How can a family enjoy Disney while also valuing simplicity and [semi]minimalism?
Lesson 1: Don’t get sucked into the consumerism of it all. Japan has a love for all-things-Disney which means I was able to find Disney-themed merchandise very easily and inexpensively before I left for the park. I worked hard to limit my purchases but still ended up taking four official-Disney-themed baseball hats with ears, six embroidered sweat rags, three hand fans, and three character-themed cooling towels. We used some of it during the week, but — with few exceptions — didn’t use what we brought and won’t use any of it in our normal life. I discovered I did like the cooling towel and could definitely use one in my daily life in Japan (during the summer) but the Cars-themed print limits its usefulness. (Grade: C+)
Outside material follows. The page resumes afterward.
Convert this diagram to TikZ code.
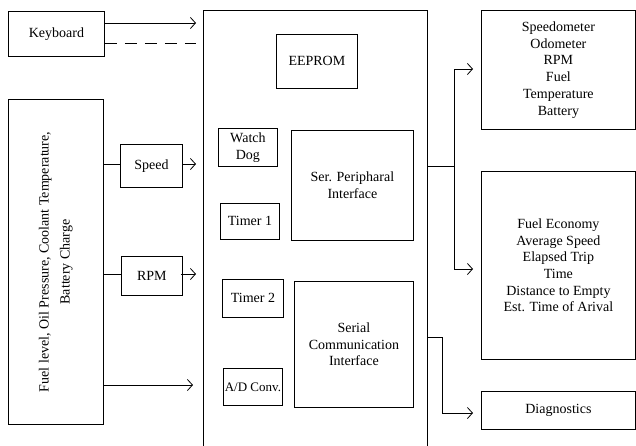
\documentclass[tikz,border=0pt]{standalone}
\usepackage{fontspec}
\setmainfont{Liberation Serif}
\usetikzlibrary{arrows.meta}
\begin{document}
\begin{tikzpicture}[x=1pt,y=-1pt,
  box/.style={draw, line width=0.8pt, anchor=north west, inner sep=0pt, align=center,
    font=\fontsize{14}{16.7}\selectfont},
  txt/.style={inner sep=0pt, align=center, font=\fontsize{14}{16.7}\selectfont},
  conn/.style={line width=0.8pt},
  arr/.style={line width=0.8pt, -{Straight Barb[length=5pt,width=11pt,line width=0.8pt]}},
  dsh/.style={line width=0.8pt, dash pattern=on 12pt off 8pt}]
\useasboundingbox (0,0) rectangle (636,445);
% left side
\node[box, minimum width=96, minimum height=45] (kb) at (8,11) {Keyboard};
\node[box, minimum width=95, minimum height=325] (sens) at (8,99) {};
\node[txt, rotate=90, font=\fontsize{14}{21}\selectfont] (senstxt) at (sens.center) {Fuel level, Oil Pressure, Coolant Temperature,\\Battery Charge};
\node[box, minimum width=62, minimum height=43] (speed) at (120,144) {Speed};
\node[box, minimum width=61, minimum height=39] (rpm) at (121,256) {RPM};
% main controller
\node[box, minimum width=224, minimum height=460] (mcu) at (203,10) {};
\node[box, minimum width=81, minimum height=54] (eeprom) at (276,34) {EEPROM};
\node[box, minimum width=59, minimum height=38] (wd) at (218,128) {Watch\\Dog};
\node[box, minimum width=122, minimum height=110] (spi) at (291,130) {Ser. Peripharal\\Interface};
\node[box, minimum width=59, minimum height=36] (t1) at (220,203) {Timer 1};
\node[box, minimum width=61, minimum height=38] (t2) at (222,279) {Timer 2};
\node[box, minimum width=119, minimum height=126] (sci) at (294,281) {Serial\\Communication\\Interface};
\node[box, minimum width=59, minimum height=37, font=\fontsize{13}{16}\selectfont] (adc) at (223,368) {A/D Conv.};
% outputs
\node[box, minimum width=154, minimum height=119] (disp) at (481,10) {Speedometer\\Odometer\\RPM\\Fuel\\Temperature\\Battery};
\node[box, minimum width=154, minimum height=188] (trip) at (481,171) {Fuel Economy\\Average Speed\\Elapsed Trip\\Time\\Distance to Empty\\Est. Time of Arival};
\node[box, minimum width=154, minimum height=38] (diag) at (481,391) {Diagnostics};
% coordinates
\coordinate (kbin1) at (196,23);
\coordinate (kbin2) at (196,43);
\coordinate (spin) at (196,164);
\coordinate (rpmin) at (196,274);
\coordinate (anin) at (193,385);
\coordinate (j1) at (454,166);
\coordinate (o1) at (473,69);
\coordinate (o2) at (473,269);
\coordinate (j2) at (442,337);
\coordinate (o3) at (473,413);
% connectors
\draw[arr] (kb.east |- kbin1) -- (kbin1);
\draw[dsh] (kb.east |- kbin2) -- (kbin2);
\draw[conn] (sens.east |- spin) -- (speed.west |- spin);
\draw[arr] (speed.east |- spin) -- (spin);
\draw[conn] (sens.east |- rpmin) -- (rpm.west |- rpmin);
\draw[arr] ([xshift=-2pt]rpm.east |- rpmin) -- (rpmin);
\draw[arr] (sens.east |- anin) -- (anin);
\draw[conn] (mcu.east |- j1) -- (j1);
\draw[arr] (j1) |- (o1);
\draw[arr] (j1) |- (o2);
\draw[arr] (mcu.east |- j2) -- (j2) |- (o3);
\end{tikzpicture}
\end{document}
Lesson 2: Don’t succumb to FOMO (fear of missing out). Because we’ve been to Disney several times and still have plans to go, I have no fear that missing something this time means I’ll never see/experience it. I chose a few highlights (as did each member of the family) and made sure to enjoy those while passing on things that either had long wait times or were otherwise inconvenient. (Grade: A-)
Lesson 3: Know yourself (or your family in this case). This is always evolving as my kids are now adults. At this point in our lives, the dining experiences are a much larger part of the fun than they were in the chicken-nuggets days. (Grade: B)
Lesson 4: Find the Middle Way. I struggle with honoring my values of simplicity and environmental concern when we vacation regardless of how we vacation. Because I’m not an eco-adventurer (I’ve mentioned before that I’m an “indoor cat”), it’s often difficult for me to be 100 percent comfortable with my vacation choices. I appreciate comfort, thoughtful details, all-inclusive pricing, and family-friendliness. One of the lessons I’m learning in many areas of my life right now (vacationing included) is that something (or someone) can be less than 100 percent of what you want and still be valued. (Grade: B-)
[Semi]minimalism — whether vacationing or in life — continues to be about identifying what is really important to keep, while letting go of what no longer sparks joy. Our lesson from this vacation: keep the Disney, let go of the t-shirt.